### TASK
Write the data below out exactly as it stands. Do not include the pictures.

### DATA SECTION
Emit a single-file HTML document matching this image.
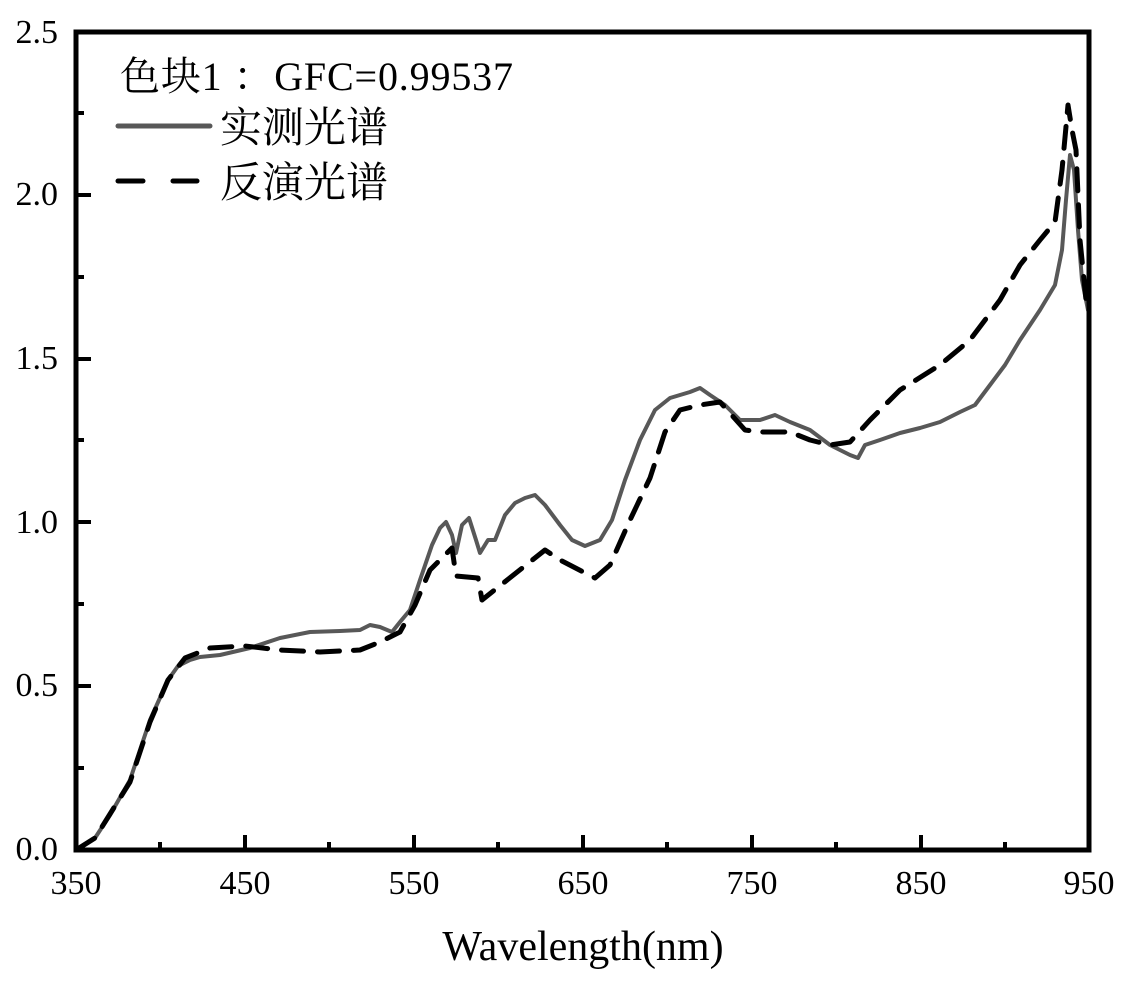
<!DOCTYPE html>
<html><head><meta charset="utf-8"><style>
body{margin:0;background:#fff;}
svg text{font-family:"Liberation Serif","Noto Serif CJK SC",serif;fill:#000;}
</style></head><body>
<svg width="1126" height="983" viewBox="0 0 1126 983" xmlns="http://www.w3.org/2000/svg">
<g fill="none" stroke-linejoin="round" stroke-linecap="round">
<polyline stroke="#585858" stroke-width="4" points="76,850 95,838 110,815 130,780 150,720 168,680 178,666 190,660 200,657 220,655 250,648 280,638 310,632 340,631 360,630 370,625 380,627 392,632 400,622 410,610 420,580 432,545 440,528 446,522 452,535 456,553 462,525 469,518 476,540 480,553 488,540 495,540 505,515 515,503 525,498 535,495 545,505 560,525 572,540 585,546 600,540 612,520 625,480 640,440 655,410 670,398 690,392 700,388 710,395 725,405 740,420 760,420 775,415 790,422 810,430 830,445 850,455 858,458 865,445 880,440 900,433 920,428 940,422 960,412 975,405 990,385 1005,365 1020,340 1040,310 1055,285 1062,250 1066,200 1070,155 1074,170 1078,230 1082,280 1088,310"/>
<polyline stroke="#000" stroke-width="5" stroke-dasharray="22 14" points="76,850 95,838 130,782 150,722 168,680 185,658 210,648 245,646 280,650 320,652 360,650 380,642 400,632 415,605 430,570 445,555 452,548 456,576 478,578 482,600 545,550 560,560 595,578 610,565 630,520 650,478 665,432 680,410 700,405 720,402 745,430 760,432 790,432 810,440 830,445 850,442 870,420 900,390 940,365 970,340 1000,300 1020,265 1040,240 1055,222 1062,170 1068,105 1072,130 1076,150 1080,240 1086,300"/>
</g>
<rect x="76" y="32" width="1013" height="818" fill="none" stroke="#000" stroke-width="5"/>
<g stroke="#000" stroke-width="4">
<line x1="76" y1="686" x2="91" y2="686"/><line x1="76" y1="522" x2="91" y2="522"/><line x1="76" y1="359" x2="91" y2="359"/><line x1="76" y1="195" x2="91" y2="195"/>
<line x1="76" y1="768" x2="84" y2="768"/><line x1="76" y1="604" x2="84" y2="604"/><line x1="76" y1="440" x2="84" y2="440"/><line x1="76" y1="277" x2="84" y2="277"/><line x1="76" y1="113" x2="84" y2="113"/>
<line x1="245" y1="850" x2="245" y2="835"/><line x1="414" y1="850" x2="414" y2="835"/><line x1="583" y1="850" x2="583" y2="835"/><line x1="752" y1="850" x2="752" y2="835"/><line x1="921" y1="850" x2="921" y2="835"/>
<line x1="160" y1="850" x2="160" y2="842"/><line x1="329" y1="850" x2="329" y2="842"/><line x1="498" y1="850" x2="498" y2="842"/><line x1="667" y1="850" x2="667" y2="842"/><line x1="836" y1="850" x2="836" y2="842"/><line x1="1005" y1="850" x2="1005" y2="842"/>
</g>
<g font-size="34" text-anchor="end">
<text x="58" y="860">0.0</text><text x="58" y="696">0.5</text><text x="58" y="533">1.0</text><text x="58" y="369">1.5</text><text x="58" y="205">2.0</text><text x="58" y="43">2.5</text>
</g>
<g font-size="34" text-anchor="middle">
<text x="76" y="894">350</text><text x="245" y="894">450</text><text x="414" y="894">550</text><text x="583" y="894">650</text><text x="752" y="894">750</text><text x="921" y="894">850</text><text x="1089" y="894">950</text>
</g>
<text x="583" y="960" font-size="42" text-anchor="middle">Wavelength(nm)</text>
<text x="120" y="90" font-size="40" textLength="393" lengthAdjust="spacing">色块1 ：GFC=0.99537</text>
<line x1="118" y1="126" x2="210" y2="126" stroke="#585858" stroke-width="5" stroke-linecap="round"/>
<line x1="118" y1="181" x2="143" y2="181" stroke="#000" stroke-width="5" stroke-linecap="round"/>
<line x1="173" y1="181" x2="197" y2="181" stroke="#000" stroke-width="5" stroke-linecap="round"/>
<text x="220" y="142" font-size="42">实测光谱</text>
<text x="220" y="197" font-size="42">反演光谱</text>
</svg>
</body></html>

### COMPLETED TASK
Emit a single-file HTML document matching this image.
<!DOCTYPE html>
<html><head><meta charset="utf-8"><style>
body{margin:0;background:#fff;}
svg text{font-family:"Liberation Serif","Noto Serif CJK SC",serif;fill:#000;}
</style></head><body>
<svg width="1126" height="983" viewBox="0 0 1126 983" xmlns="http://www.w3.org/2000/svg">
<g fill="none" stroke-linejoin="round" stroke-linecap="round">
<polyline stroke="#585858" stroke-width="4" points="76,850 95,838 110,815 130,780 150,720 168,680 178,666 190,660 200,657 220,655 250,648 280,638 310,632 340,631 360,630 370,625 380,627 392,632 400,622 410,610 420,580 432,545 440,528 446,522 452,535 456,553 462,525 469,518 476,540 480,553 488,540 495,540 505,515 515,503 525,498 535,495 545,505 560,525 572,540 585,546 600,540 612,520 625,480 640,440 655,410 670,398 690,392 700,388 710,395 725,405 740,420 760,420 775,415 790,422 810,430 830,445 850,455 858,458 865,445 880,440 900,433 920,428 940,422 960,412 975,405 990,385 1005,365 1020,340 1040,310 1055,285 1062,250 1066,200 1070,155 1074,170 1078,230 1082,280 1088,310"/>
<polyline stroke="#000" stroke-width="5" stroke-dasharray="22 14" points="76,850 95,838 130,782 150,722 168,680 185,658 210,648 245,646 280,650 320,652 360,650 380,642 400,632 415,605 430,570 445,555 452,548 456,576 478,578 482,600 545,550 560,560 595,578 610,565 630,520 650,478 665,432 680,410 700,405 720,402 745,430 760,432 790,432 810,440 830,445 850,442 870,420 900,390 940,365 970,340 1000,300 1020,265 1040,240 1055,222 1062,170 1068,105 1072,130 1076,150 1080,240 1086,300"/>
</g>
<rect x="76" y="32" width="1013" height="818" fill="none" stroke="#000" stroke-width="5"/>
<g stroke="#000" stroke-width="4">
<line x1="76" y1="686" x2="91" y2="686"/><line x1="76" y1="522" x2="91" y2="522"/><line x1="76" y1="359" x2="91" y2="359"/><line x1="76" y1="195" x2="91" y2="195"/>
<line x1="76" y1="768" x2="84" y2="768"/><line x1="76" y1="604" x2="84" y2="604"/><line x1="76" y1="440" x2="84" y2="440"/><line x1="76" y1="277" x2="84" y2="277"/><line x1="76" y1="113" x2="84" y2="113"/>
<line x1="245" y1="850" x2="245" y2="835"/><line x1="414" y1="850" x2="414" y2="835"/><line x1="583" y1="850" x2="583" y2="835"/><line x1="752" y1="850" x2="752" y2="835"/><line x1="921" y1="850" x2="921" y2="835"/>
<line x1="160" y1="850" x2="160" y2="842"/><line x1="329" y1="850" x2="329" y2="842"/><line x1="498" y1="850" x2="498" y2="842"/><line x1="667" y1="850" x2="667" y2="842"/><line x1="836" y1="850" x2="836" y2="842"/><line x1="1005" y1="850" x2="1005" y2="842"/>
</g>
<g font-size="34" text-anchor="end">
<text x="58" y="860">0.0</text><text x="58" y="696">0.5</text><text x="58" y="533">1.0</text><text x="58" y="369">1.5</text><text x="58" y="205">2.0</text><text x="58" y="43">2.5</text>
</g>
<g font-size="34" text-anchor="middle">
<text x="76" y="894">350</text><text x="245" y="894">450</text><text x="414" y="894">550</text><text x="583" y="894">650</text><text x="752" y="894">750</text><text x="921" y="894">850</text><text x="1089" y="894">950</text>
</g>
<text x="583" y="960" font-size="42" text-anchor="middle">Wavelength(nm)</text>
<text x="120" y="90" font-size="40" textLength="393" lengthAdjust="spacing">色块1 ：GFC=0.99537</text>
<line x1="118" y1="126" x2="210" y2="126" stroke="#585858" stroke-width="5" stroke-linecap="round"/>
<line x1="118" y1="181" x2="143" y2="181" stroke="#000" stroke-width="5" stroke-linecap="round"/>
<line x1="173" y1="181" x2="197" y2="181" stroke="#000" stroke-width="5" stroke-linecap="round"/>
<text x="220" y="142" font-size="42">实测光谱</text>
<text x="220" y="197" font-size="42">反演光谱</text>
</svg>
</body></html>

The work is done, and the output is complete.